Thierno Diba, un maçon, dit "craindre pour la sécurité de Barrow s'il rentre maintenant en Gambie". "Yahya Jammeh est toujours nuisible même s'il est parti" après 22 ans de règne sans partage, affirme-t-il, souhaitant que les forces ouest-africaines "restent encore longtemps en Gambie" pour neutraliser ses éventuels partisans.

Les Gambiens disent aussi attendre d'Adama Barrow une rupture avec l'exercice solitaire du pouvoir pratiqué pendant 22 ans par son prédécesseur, comme il s'y est engagé.

"Les choses ne peuvent pas bouger en Gambie sans la démocratie", déclare Paa Sait Ceesay, un responsable administratif local.

A Soma comme dans toute la Gambie, les discussions se transforment vite en forum animé depuis le départ de Yahya Jammeh. "Auparavant, avant de parler, on regardait à gauche ou à droite pour vérifier s'il n'y avait pas de danger" d'être dénoncé, dit Abdoulie Sabaly, l'enseignant.
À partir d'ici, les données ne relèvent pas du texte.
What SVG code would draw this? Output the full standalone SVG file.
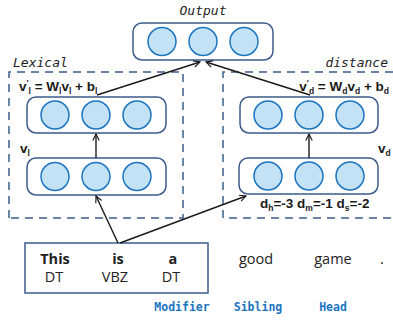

"Que Barrow nous apporte une vraie démocratie, pas une démocratie formelle, le respect de la loi et la bonne gouvernance. Qu'il n'y ait plus d'arrestations et de détention arbitraire", insiste M. Fadera. "La démocratie est notre première priorité", poursuit-il.

"C'est la fin de l'esclavage. Ils parlent pour se libérer. Ils n'avaient pas cette possibilité", plaisante une Sénégalaise.

Malgré le changement espéré, Abdoulie Sabaly pense qu'il n'aura pas la patience d'attendre les progrès promis par Adama Barrow. "La vie est triste ici. Il n'y a pas d'opportunités en Gambie. Je veux aller aux Etats-Unis", insiste-t-il.